Just when it seemed as if voters’ antipathy toward Congress couldn’t get any worse, a Rasmussen survey reports that the approval rating of Congress has slipped into single digits. It now stands at just 9 percent, tying an all-time low.
A lackluster economy, high unemployment, high gas prices, and the ongoing stalemate over raising the federal debt are among the factors contributing to the abysmal ratings.
“Congress is totally discredited as an institution,” Democratic pollster and Fox News commentator Doug Schoen tells Newsmax. “I never thought it could go this low.
“But given its performance and the economic crisis we are facing, it is not inconceivable that it could go lower still,” warns Schoen, the author of “Mad as Hell: How the Tea Party Movement Is Fundamentally Remaking Our Two-Party System.”
Only 9 percent of respondents in the Rasmussen Reports survey stated that Congress is doing a good or excellent job. That compares with 50 percent who rate congressional job performance as poor.
It marked the second straight month that congressional approval has hit 9 percent.
From January 2007 to December 2010, when Democrats controlled both chambers of Congress, congressional approval varied from a low of 9 percent to a high of 26 percent, Rasmussen Reports says. Most of the time during that period, congressional ratings hovered in the low teens.
Other findings from the survey:
- Voters are increasingly inclined to say that the primary role of Congress is to keep bad legislation from becoming law.
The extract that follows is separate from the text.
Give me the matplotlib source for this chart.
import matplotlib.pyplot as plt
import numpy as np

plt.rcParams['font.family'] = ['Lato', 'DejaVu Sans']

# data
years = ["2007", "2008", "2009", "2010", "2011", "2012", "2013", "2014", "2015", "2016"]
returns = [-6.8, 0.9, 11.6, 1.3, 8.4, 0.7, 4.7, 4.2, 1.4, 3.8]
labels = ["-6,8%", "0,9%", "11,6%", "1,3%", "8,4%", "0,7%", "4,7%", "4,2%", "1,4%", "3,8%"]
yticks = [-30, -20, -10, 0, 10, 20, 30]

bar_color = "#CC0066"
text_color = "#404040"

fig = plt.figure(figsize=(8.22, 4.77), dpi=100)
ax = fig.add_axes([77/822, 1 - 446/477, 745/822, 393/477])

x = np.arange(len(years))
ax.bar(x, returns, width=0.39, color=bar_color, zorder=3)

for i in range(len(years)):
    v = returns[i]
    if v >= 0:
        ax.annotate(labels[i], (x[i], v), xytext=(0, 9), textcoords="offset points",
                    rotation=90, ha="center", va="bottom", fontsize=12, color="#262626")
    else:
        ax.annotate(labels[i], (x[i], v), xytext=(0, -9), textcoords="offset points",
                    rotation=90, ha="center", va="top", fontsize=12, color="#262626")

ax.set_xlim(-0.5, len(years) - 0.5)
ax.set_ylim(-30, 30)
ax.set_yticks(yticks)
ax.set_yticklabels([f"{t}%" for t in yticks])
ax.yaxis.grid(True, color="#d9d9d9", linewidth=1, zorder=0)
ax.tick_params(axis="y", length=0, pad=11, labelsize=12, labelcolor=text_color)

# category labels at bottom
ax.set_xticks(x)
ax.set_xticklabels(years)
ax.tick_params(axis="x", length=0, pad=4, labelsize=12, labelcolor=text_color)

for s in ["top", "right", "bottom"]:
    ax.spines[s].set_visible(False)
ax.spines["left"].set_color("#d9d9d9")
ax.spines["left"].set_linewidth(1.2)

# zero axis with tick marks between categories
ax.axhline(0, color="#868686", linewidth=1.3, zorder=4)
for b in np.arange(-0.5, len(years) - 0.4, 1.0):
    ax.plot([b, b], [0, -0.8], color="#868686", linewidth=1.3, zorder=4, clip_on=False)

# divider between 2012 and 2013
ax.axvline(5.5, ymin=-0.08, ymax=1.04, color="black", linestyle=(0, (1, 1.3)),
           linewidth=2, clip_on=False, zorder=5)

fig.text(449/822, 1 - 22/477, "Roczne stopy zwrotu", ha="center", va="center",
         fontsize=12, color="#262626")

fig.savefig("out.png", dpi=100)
Previously, most respondents said the main job of Congress was to pass good laws to benefit the nation. Voters now are split evenly, suggesting that they want poor legislation to be blocked.
- Just 16 percent of survey respondents say Congress has passed legislation in the past year that will improve life in America significantly.
- Eighty percent of respondents say members of Congress care more about advancing their own careers than helping their constituents.
- A plurality, 42 percent, say they believe that the majority of members of Congress are corrupt, according to the Rasmussen Reports survey, compared with 32 percent who do not believe they are corrupt and 26 percent who are not sure.